Manter um horário regular para o sono e as refeições, praticar exercícios durante o
dia (e não à noite, aumentando a carga circulante de adrenalina e prejudicando o sono) e
relaxar por alguns minutos antes de ir para a cama são táticas que ajudam o bom
funcionamento do relógio biológico.
Avanços na pesquisa do ciclo circadiano
Uma das descobertas mais importantes dos últimos 10 anos, abordando o ritmo circadiano
dos mamíferos, foi a percepção de que os ritmos podem ser modificados com alguns
estímulos: a exposição a luzes especiais em certos períodos pode regular o relógio,
aliviando sintomas de insônia e outras alterações do sono, até mesmo melhorando certos
quadro depressivos. Exercícios noturnos também podem ser úteis quando se precisa
modificar o relógio.
Algumas pesquisas sugerem que a Melatonina, administrada em períodos específicos, pode
ser útil para corrigir os ritmos diários, ajudando a vencer os sintomas de jet-lag e
outros distúrbios do sono.
(Jet-lag é um distúrbio causado por viagens com grandes mudanças de fuso horário. O
viajante experimenta dores de cabeça, irritabilidade e uma incômoda sensação de
mal-estar. Jogadores de futebol, por exemplo, sofrem de Jet-lag quando viajam para jogos
internacionais, e isto pode interferir no seu desempenho atlético).

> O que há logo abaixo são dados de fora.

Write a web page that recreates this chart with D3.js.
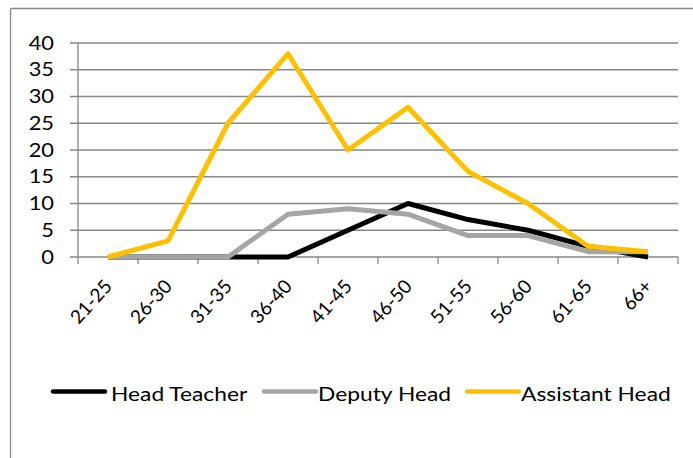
<!DOCTYPE html>
<html><head><meta charset="utf-8">
<script src="https://cdn.jsdelivr.net/npm/d3@7/dist/d3.min.js"></script>
<style>body{margin:0;background:#fff}svg{display:block}text{font-family:Lato,"Open Sans",sans-serif;fill:#000}</style>
</head><body>
<svg id="c" width="693" height="458"></svg>
<script>
const categories = ["21-25","26-30","31-35","36-40","41-45","46-50","51-55","56-60","61-65","66+"];
const headTeacher = [0,0,0,0,5,10,7,5,2,0];
const deputyHead = [0,0,0,8,9,8,4,4,1,1];
const assistantHead = [0,3,25,38,20,28,16,10,2,1];
const yTicks = [0,5,10,15,20,25,30,35,40];
const seriesNames = ["Head Teacher","Deputy Head","Assistant Head"];
const seriesColors = ["#000000","#A5A5A5","#FFC000"];
const seriesData = [headTeacher, deputyHead, assistantHead];

const svg = d3.select("#c");
svg.append("line").attr("x1",10.5).attr("y1",8.5).attr("x2",693).attr("y2",8.5).attr("stroke","#888").attr("stroke-width",1.3);
svg.append("line").attr("x1",10.5).attr("y1",8.5).attr("x2",10.5).attr("y2",458).attr("stroke","#888").attr("stroke-width",1.3);

const L=78, R=678, T=43, B=257;
const x = d3.scaleBand().domain(categories).range([L,R]);
const y = d3.scaleLinear().domain([0,40]).range([B,T]);

svg.append("g").selectAll("line").data(yTicks).join("line")
  .attr("x1",L-8).attr("x2",R).attr("y1",d=>y(d)).attr("y2",d=>y(d))
  .attr("stroke","#878787").attr("stroke-width",1.3);
svg.append("line").attr("x1",L).attr("x2",L).attr("y1",T).attr("y2",B).attr("stroke","#878787").attr("stroke-width",1.3);
svg.append("g").selectAll("text").data(yTicks).join("text")
  .attr("transform",d=>`translate(54,${y(d)}) scale(1.18,1)`)
  .attr("dy","0.36em").attr("text-anchor","end")
  .style("font-size","18.5px").text(d=>d);
const bounds = categories.map(c=>x(c)).concat([R]);
svg.append("g").selectAll("line").data(bounds).join("line")
  .attr("x1",d=>d).attr("x2",d=>d).attr("y1",B).attr("y2",B+7)
  .attr("stroke","#878787").attr("stroke-width",1.3);
svg.append("g").selectAll("text").data(categories).join("text")
  .attr("transform",d=>`translate(${x(d)+x.bandwidth()/2},${B+25.5}) rotate(-48)`)
  .attr("text-anchor","end").attr("dy","0.36em")
  .style("font-size","19px").text(d=>d);

const line = d3.line().x((d,i)=>x(categories[i])+x.bandwidth()/2).y(d=>y(d));
seriesData.forEach((s,k)=>{
  svg.append("path").datum(s).attr("d",line).attr("fill","none")
    .attr("stroke",seriesColors[k]).attr("stroke-width",5).attr("stroke-linejoin","round");
});

const legY = 391.5;
const legX = [53,264,467];
const legTextX = [111,318,521];
seriesNames.forEach((n,k)=>{
  svg.append("line").attr("x1",legX[k]).attr("x2",legX[k]+52).attr("y1",legY).attr("y2",legY)
    .attr("stroke",seriesColors[k]).attr("stroke-width",4.5).attr("stroke-linecap","round");
  svg.append("text").attr("transform",`translate(${legTextX[k]},394) scale(1.14,1)`).attr("dy","0.35em")
    .style("font-size","20px").text(n);
});
</script>
</body></html>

Muitos laboratórios analisam a anatomia e a eletrofisiologia do NSQ. As células do
núcleo são extraordinariamente robustas e mantêm seu ritmo de 24 horas mesmo quando
isolados ou cultivadas em meios de cultura. No futuro, acredita-se que elas poderão ser
transplantadas para animais arrítmicos, restaurando seu relógio interno.
Referências selecionadas:
1. Boletins de Neurociência.
2. Boletins de Estudos Biológicos.
3. Boletins do Circadian.com.
4. Turek FW. Circadian rhythms. Recent Progress in Hormone Research 49: 43-90, 1994.
5. Vitaterna MH, King DP, Chang AM, Kornhauser JM, Lowrey PM, McDonald JD, Dove WF, Pinto LH, Turek FW e Takahashi JS. Mutagenesis and mapping of a mouse gene,
Clock, essential for circadian behavior. Science 264: 719-725, 1994
6. Penev PD, Zee PC, Wallen EP e Turek FW. Aging alters the phase-resetting properties of a serotonin agonist on hamster circadian rhythmicity. American Journal of Physiology 268: R293-298, 1995.